The Push Man is the first in a planned retrospective of Tatsumi’s gargantuan oeuvre, edited by Adrian Tomine (author of Optic Nerve) and published by Drawn and Quarterly. Drawn and Quarterly has made a name for itself with handsome editions of sophisticated indie comics. The present volume, designed by Chip Kidd, is no exception. But reading Tatsumi’s stories inside a hardcover with a $20 price tag, one is perhaps made wistful for the days when these tales were genuinely part of a Japanese underground, wedged between hundreds of other pulpy pages, in a format as seedy as the lives they depicted,

This is not the only charm that has been lost in translation. Since Japanese reads right to left, translators of manga are left with the difficult decision of publishing books in their original format, and hoping Western readers get the hang of reading backwards– or reversing each and every page so that the sequence reads like a typical Western comic book. The correct decision is to reprint the images in the original, and trust readers to change their habits. Unfortunately, Adrian Tomine has decided to go the opposite route.

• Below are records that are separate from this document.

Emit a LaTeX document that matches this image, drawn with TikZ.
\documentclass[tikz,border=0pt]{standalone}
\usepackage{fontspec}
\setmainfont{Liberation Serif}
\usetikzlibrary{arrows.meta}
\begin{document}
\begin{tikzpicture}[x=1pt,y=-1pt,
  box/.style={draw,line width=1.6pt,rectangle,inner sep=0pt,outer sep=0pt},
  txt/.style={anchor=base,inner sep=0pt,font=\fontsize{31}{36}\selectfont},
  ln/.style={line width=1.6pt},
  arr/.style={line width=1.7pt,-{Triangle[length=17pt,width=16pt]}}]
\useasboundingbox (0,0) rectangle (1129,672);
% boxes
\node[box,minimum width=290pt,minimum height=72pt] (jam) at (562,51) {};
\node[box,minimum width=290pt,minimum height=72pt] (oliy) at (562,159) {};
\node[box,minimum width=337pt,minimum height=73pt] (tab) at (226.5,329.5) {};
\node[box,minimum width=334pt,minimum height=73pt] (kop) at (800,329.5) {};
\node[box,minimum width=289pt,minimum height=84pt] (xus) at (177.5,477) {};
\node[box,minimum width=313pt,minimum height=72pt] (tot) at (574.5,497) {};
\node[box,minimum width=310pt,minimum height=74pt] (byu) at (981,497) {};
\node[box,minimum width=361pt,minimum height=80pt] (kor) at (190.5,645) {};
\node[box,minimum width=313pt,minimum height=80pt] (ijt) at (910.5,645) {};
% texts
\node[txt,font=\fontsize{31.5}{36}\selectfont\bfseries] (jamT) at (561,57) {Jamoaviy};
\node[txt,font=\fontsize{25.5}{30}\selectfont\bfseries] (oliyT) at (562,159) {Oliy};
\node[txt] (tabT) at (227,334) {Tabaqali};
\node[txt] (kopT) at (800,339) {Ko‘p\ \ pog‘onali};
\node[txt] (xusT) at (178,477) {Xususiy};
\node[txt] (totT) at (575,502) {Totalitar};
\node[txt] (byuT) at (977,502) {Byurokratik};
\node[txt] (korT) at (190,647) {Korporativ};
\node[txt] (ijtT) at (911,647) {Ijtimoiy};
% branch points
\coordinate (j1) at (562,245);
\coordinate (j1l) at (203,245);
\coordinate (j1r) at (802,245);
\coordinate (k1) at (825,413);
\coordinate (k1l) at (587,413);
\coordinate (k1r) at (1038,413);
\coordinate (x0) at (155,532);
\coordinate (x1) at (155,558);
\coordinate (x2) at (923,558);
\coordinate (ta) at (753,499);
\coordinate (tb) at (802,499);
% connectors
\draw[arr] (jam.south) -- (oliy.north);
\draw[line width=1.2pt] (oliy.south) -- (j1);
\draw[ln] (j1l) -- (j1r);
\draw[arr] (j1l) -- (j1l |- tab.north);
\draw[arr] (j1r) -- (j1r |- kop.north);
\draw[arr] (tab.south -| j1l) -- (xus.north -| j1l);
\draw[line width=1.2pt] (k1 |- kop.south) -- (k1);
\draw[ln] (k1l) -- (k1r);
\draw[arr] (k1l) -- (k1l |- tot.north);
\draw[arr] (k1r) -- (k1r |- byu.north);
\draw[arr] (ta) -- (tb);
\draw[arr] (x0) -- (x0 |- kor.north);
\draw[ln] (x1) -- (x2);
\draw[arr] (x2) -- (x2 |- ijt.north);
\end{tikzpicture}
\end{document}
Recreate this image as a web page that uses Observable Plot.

If you want to know what’s wrong with this strategy, take a well-loved photograph and look at it in the mirror. The fact is that things just don’t look the same in reverse. So many visual riches are already lost in the transformation of a pictographic alphabet into roman characters, we needn’t loose the original drawings too. In this day and age, I would think that Western readers could accommodate. (It takes about 20 pages or so to get the hang of reading this way, a little like reading Shakespeare (so should we translate Shakespeare into modern English?))

That said, The Push Man is a very welcome addition to the small but growing canon of English translation manga. To all the nay-sayers who think manga is little more than over-sized pupils and fluttering skirts: read this book. To everyone else: read this book. After this, we have only have few tens of thousands of pages more to look forward to.